Siamo fuori tempo massimo?
«Per l’Eurozona, visto il tasso di crescita dei prezzi e le prospettive contenute di rialzo dei tassi, probabilmente sì. Per la Svizzera forse meno, ma il tasso di interesse poco tocca le spese su cui si sta rivolgendo la domanda dei consumatori. I beni al consumo non si finanziano perlopiù a debito, attraverso i prestiti, ancor più se consideriamo che il tasso di risparmio nel 2020 e nel 2021 è aumentato, complice il Covid».
Se non vantaggi, l’eventuale aumento dei tassi della Bce quali svantaggi concreti porterà?

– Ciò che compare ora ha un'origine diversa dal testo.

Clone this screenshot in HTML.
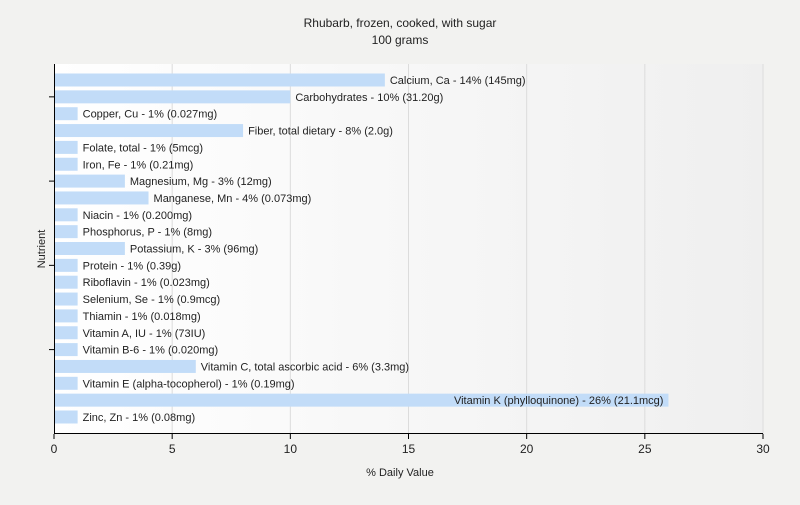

«Un inasprimento delle condizioni per le imprese che hanno linee di finanziamento attive con le banche commerciali e, di riflesso, un rischio di aumento del prezzo di vendita finale del prodotto. Per il cittadino, un rendimento maggiore da saldare se chiederà un prestito. In tutto questo, l’aspetto positivo è che il risparmio, penalizzato negli scorsi anni, sarà agevolato. Ma, ripeto, i prezzi tendono ad aumentare di più rispetto alla remunerazione del risparmio o fattore lavoro: di nuovo, dunque, si tratta di una dinamica dove il rialzo dei tassi interesse potrà essere forse più impattante che non di beneficio, perlomeno nella situazione contingente post-Covid. Paghiamo due fattori esogeni, cioè esterni al sistema economico: la pandemia e la guerra. Le "armi" a disposizione sono più affilate se il fattore scatenante la crisi è endogeno, interno. Quando è esogeno, sono più spuntate».